Letter from the Editor

    Reza Aslan via Skype

    I don’t think Skype is a proper way to take a photo. I can’t even imagine how you’d do it. —Reza Aslan

    Friends,

    We set out to do something different this issue. To boldly go where no Bidoun has gone before.

    Careful readers of this space might object that we say this every issue. They’re right. Over the past year we’ve been trying to revisit a lot of our assumptions about what a Middle Eastern art and culture magazine should be. We’ve talked more openly about the art market and our semiprecious stock in it. Sensitive to the charge that our righteous obscurity has blindsided our coverage of contemporary events, we devoted an issue to original reporting. Just last issue we unleashed a vast slew of stereotypical images all over our pages, suspending deeply held taboos on sex, the veil, Israel, and so on.

    But this is it — the final frontier. (One of them, at least.) This time we’re taking on the paper pushers and the do-gooders, the experts and the engineers, the advocates and the doctorates. The ones who squeeze from the bottom of the tube. Or, as we’ve delicately termed them, SQUARES.

    You might object to the name — squares does have a slightly negative connotation. We thought about calling the issue visionaries, actually. But another magazine beat us to it, as you can see from the cover. And we wanted to avoid one obvious pitfall in talking to people doing awesome things to change the world — that is, fall for their pitch. We wanted to know their stories, sure, but we also wanted to understand the drudgery. To go backstage and see how and where the sausages of change are made — in Damascene college dormitories and South Korean Internet cafés; on homemade desktop computers and handheld devices and beat-up laptops exhausted by one million PowerPoint presentations and speckled with Post-it notes; on marathon Skype meetings, and in the conference rooms of 2.5-star hotels in Virginia, where tables are laden with little flags, name tags, and millions of gallons of Evian.

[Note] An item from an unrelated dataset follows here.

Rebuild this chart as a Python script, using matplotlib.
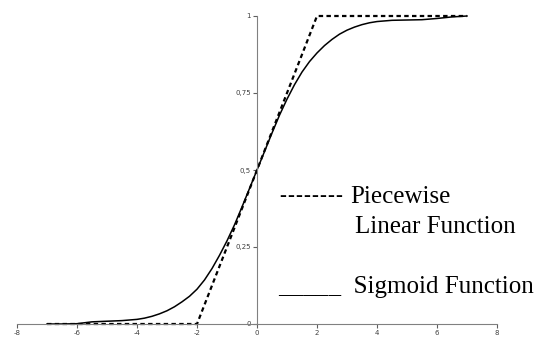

    The twenty-odd people you are about to meet do not have highly developed senses of irony, though most of them have a good sense of humor. There is Salman Khan — Bill Gates’s favorite teacher — a polymathic goofball and education innovator whose secret dream is to create an apocalypse-proof bunker for human knowledge. There is Naif Al-Mutawa, a Kuwaiti businessman and father of five who fights for truth, justice, and the Islamic way via his superheroic comic creations, The 99. There is Alex Mamytov, an activist trying to make Kyrgyzstan safe® for transsexuals, and Nazanin Afshin-Jam, a beauty queen who uses her celebrity to fight the Iranian government over the (disturbingly topical) issue of child executions. And there is the late Nader Khalili, an architect inspired by Rumi to create the perfect habitat for impoverished humanity.

    Speaking of Sufis, Sheikha Fariha al-Jerrahi — leader of a band of American dervishes, who in another life made possible some of the most ambitious artworks of the twentieth century — is the subject of our most in-depth profile. But don’t neglect the birdwatcher and the space bureaucrat, the Syrio-Vulcan video game designer and the talk show host, as well as the band of world-music megastars on a mission. Last but not least, a brief history of the lingua franca of squaredom — Esperanto.

    You will note a few things about the look of this issue. For one thing, the color green, and the computers, pioneering what we like to think of as perfectly fine art photography: the Skype portrait. For another — the drawings! Scores of them, an outpouring of original art that responded to an open call for illustrations on our Facebook page.

    These practices were less an attempt to be true to the zeitgeist (though this crowdsourcing thing is working out great) than it was to find a mode of production appropriate to the theme. How best to picture things that don’t lend themselves to being pictured, people who are not defined by their appearance? We didn’t want to beautify or stylize things that had been chosen precisely not for their beauty or style — even the former Miss Canada, for whom beauty pageantry is merely a means to an end.